→ **Required work**
Drop the pictures and give back word for word the lines from the line holding "Generate a web" to the line holding "const boxData = categories.map((c, i)", both included.

→ **Information supplied**
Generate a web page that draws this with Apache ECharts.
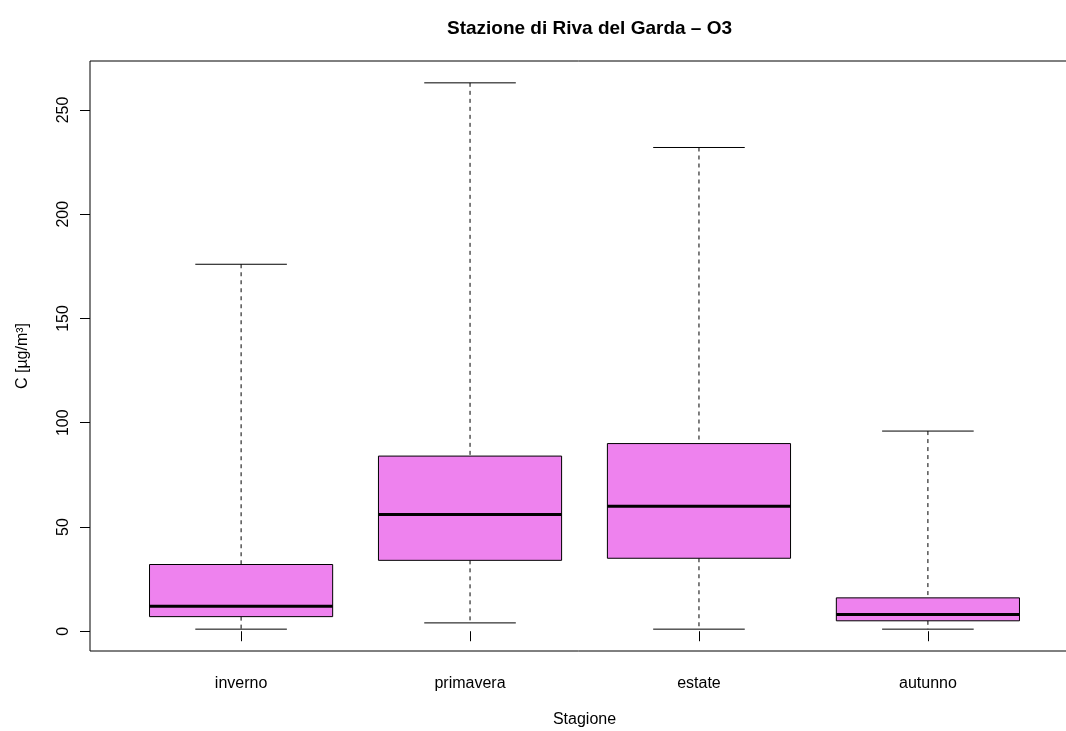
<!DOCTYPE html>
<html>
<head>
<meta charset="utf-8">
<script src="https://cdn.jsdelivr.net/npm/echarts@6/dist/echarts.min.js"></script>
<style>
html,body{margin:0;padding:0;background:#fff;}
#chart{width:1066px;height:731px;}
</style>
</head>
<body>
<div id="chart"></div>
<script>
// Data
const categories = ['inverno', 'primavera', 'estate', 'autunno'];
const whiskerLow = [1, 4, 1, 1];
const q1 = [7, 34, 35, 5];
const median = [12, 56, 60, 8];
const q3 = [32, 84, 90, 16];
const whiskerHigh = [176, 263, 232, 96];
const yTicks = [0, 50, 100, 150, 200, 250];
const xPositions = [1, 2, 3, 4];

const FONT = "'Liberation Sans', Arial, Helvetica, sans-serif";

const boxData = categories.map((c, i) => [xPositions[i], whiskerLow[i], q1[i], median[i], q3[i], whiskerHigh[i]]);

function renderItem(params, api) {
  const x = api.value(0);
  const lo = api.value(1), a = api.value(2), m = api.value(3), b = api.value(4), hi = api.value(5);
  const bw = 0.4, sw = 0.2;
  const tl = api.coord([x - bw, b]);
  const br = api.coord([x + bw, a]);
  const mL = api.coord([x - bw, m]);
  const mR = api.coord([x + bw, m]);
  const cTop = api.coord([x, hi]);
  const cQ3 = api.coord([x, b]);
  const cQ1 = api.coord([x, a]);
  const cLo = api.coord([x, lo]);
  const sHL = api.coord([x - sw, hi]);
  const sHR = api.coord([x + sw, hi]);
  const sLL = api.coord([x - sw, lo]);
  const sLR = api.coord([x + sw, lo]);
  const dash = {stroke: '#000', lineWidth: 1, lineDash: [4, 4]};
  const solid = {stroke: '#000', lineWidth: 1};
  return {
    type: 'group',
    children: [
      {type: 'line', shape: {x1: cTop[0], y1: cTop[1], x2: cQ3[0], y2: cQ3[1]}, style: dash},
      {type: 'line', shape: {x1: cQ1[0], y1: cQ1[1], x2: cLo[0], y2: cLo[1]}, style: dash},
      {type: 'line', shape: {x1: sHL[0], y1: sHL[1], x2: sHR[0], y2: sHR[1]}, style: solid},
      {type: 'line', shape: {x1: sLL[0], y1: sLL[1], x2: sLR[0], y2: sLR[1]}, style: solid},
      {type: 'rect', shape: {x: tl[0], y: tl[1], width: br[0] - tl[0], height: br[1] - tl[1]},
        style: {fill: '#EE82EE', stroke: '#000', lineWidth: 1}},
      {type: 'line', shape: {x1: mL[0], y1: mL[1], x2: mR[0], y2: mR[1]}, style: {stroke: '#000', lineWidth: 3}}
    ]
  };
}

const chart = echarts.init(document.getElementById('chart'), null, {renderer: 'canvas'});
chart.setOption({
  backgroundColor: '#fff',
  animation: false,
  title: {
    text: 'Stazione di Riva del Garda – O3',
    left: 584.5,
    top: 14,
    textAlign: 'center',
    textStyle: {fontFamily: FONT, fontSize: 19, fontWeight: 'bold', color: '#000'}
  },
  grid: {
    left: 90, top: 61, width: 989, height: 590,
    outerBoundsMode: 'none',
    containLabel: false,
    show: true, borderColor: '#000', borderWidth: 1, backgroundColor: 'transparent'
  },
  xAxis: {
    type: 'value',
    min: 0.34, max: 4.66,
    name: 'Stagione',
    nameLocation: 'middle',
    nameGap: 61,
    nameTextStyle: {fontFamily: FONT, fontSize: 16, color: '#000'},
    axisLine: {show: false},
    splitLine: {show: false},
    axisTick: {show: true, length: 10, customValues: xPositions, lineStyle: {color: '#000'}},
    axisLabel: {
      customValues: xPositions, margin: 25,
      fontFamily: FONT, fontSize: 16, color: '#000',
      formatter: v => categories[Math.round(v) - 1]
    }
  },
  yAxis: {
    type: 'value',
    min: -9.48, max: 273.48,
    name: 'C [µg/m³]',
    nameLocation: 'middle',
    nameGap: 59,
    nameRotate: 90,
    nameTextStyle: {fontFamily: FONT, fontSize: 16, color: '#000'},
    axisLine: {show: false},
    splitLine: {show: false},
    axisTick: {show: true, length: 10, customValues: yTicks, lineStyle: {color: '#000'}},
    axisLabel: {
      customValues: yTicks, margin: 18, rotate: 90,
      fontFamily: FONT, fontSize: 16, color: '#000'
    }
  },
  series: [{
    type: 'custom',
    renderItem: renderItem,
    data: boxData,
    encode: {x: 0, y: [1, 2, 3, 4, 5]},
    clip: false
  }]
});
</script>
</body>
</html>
==
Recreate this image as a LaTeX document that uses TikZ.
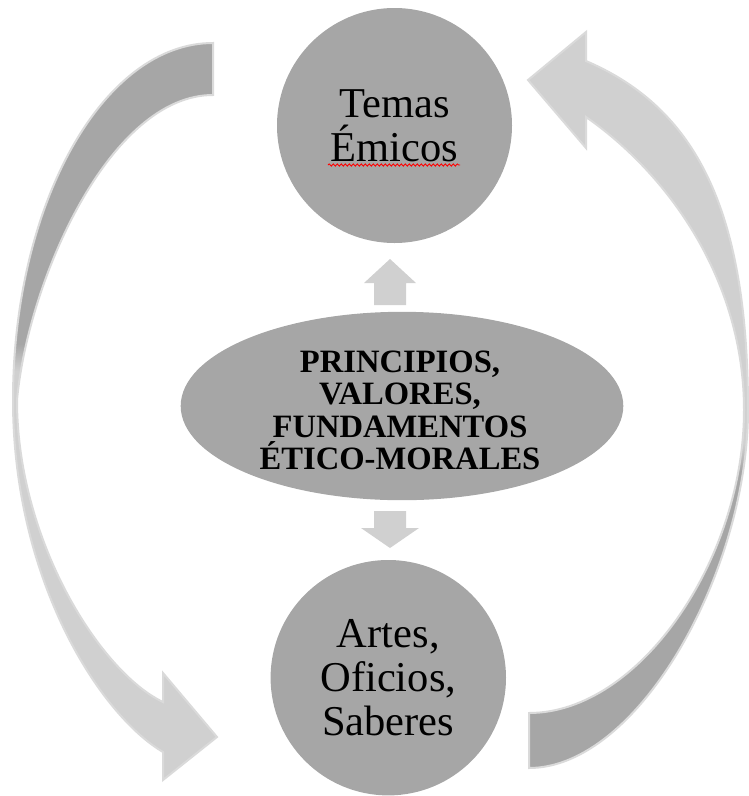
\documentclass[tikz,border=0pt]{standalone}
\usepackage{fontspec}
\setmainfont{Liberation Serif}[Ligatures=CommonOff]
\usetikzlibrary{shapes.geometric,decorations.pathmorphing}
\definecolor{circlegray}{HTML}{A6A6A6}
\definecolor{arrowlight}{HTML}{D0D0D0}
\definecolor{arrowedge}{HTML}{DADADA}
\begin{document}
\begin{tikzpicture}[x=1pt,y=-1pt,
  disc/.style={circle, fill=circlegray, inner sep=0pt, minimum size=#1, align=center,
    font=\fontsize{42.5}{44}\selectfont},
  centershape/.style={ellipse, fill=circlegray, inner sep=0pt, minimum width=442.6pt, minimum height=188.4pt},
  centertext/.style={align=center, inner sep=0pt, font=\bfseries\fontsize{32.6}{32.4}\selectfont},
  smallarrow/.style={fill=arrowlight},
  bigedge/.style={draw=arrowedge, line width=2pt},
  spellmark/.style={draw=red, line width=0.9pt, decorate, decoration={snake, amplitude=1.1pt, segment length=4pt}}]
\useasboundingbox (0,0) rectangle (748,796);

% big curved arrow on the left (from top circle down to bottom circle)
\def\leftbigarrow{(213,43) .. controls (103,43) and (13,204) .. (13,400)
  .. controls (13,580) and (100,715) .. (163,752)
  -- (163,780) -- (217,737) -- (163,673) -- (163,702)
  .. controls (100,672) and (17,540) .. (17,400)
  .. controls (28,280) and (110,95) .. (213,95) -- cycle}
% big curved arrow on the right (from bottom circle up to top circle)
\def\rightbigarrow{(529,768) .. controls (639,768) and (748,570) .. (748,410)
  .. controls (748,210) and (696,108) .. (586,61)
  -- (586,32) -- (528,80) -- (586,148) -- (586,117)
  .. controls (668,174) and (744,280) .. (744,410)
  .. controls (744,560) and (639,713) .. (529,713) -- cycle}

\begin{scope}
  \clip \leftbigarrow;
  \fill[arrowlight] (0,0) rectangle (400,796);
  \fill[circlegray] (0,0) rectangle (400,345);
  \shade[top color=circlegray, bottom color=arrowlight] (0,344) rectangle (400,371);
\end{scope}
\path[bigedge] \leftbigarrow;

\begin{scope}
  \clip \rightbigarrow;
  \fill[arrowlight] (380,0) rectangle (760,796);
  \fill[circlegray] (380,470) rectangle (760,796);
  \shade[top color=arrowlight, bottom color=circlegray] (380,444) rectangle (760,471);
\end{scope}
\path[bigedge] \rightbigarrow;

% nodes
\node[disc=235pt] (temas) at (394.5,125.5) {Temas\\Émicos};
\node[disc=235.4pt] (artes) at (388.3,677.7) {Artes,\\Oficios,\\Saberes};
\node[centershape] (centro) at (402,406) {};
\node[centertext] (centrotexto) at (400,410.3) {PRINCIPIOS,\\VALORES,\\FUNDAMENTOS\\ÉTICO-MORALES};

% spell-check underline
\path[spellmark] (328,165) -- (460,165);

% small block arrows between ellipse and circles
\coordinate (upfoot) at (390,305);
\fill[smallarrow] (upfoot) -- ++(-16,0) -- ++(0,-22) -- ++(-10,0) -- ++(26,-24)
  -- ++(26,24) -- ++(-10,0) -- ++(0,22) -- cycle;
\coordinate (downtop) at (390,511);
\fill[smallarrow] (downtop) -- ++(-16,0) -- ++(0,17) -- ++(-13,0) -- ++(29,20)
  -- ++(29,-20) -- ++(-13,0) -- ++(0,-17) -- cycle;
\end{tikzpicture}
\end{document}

→ **Finished task**
Generate a web page that draws this with Apache ECharts.
<!DOCTYPE html>
<html>
<head>
<meta charset="utf-8">
<script src="https://cdn.jsdelivr.net/npm/echarts@6/dist/echarts.min.js"></script>
<style>
html,body{margin:0;padding:0;background:#fff;}
#chart{width:1066px;height:731px;}
</style>
</head>
<body>
<div id="chart"></div>
<script>
// Data
const categories = ['inverno', 'primavera', 'estate', 'autunno'];
const whiskerLow = [1, 4, 1, 1];
const q1 = [7, 34, 35, 5];
const median = [12, 56, 60, 8];
const q3 = [32, 84, 90, 16];
const whiskerHigh = [176, 263, 232, 96];
const yTicks = [0, 50, 100, 150, 200, 250];
const xPositions = [1, 2, 3, 4];

const FONT = "'Liberation Sans', Arial, Helvetica, sans-serif";

const boxData = categories.map((c, i) => [xPositions[i], whiskerLow[i], q1[i], median[i], q3[i], whiskerHigh[i]]);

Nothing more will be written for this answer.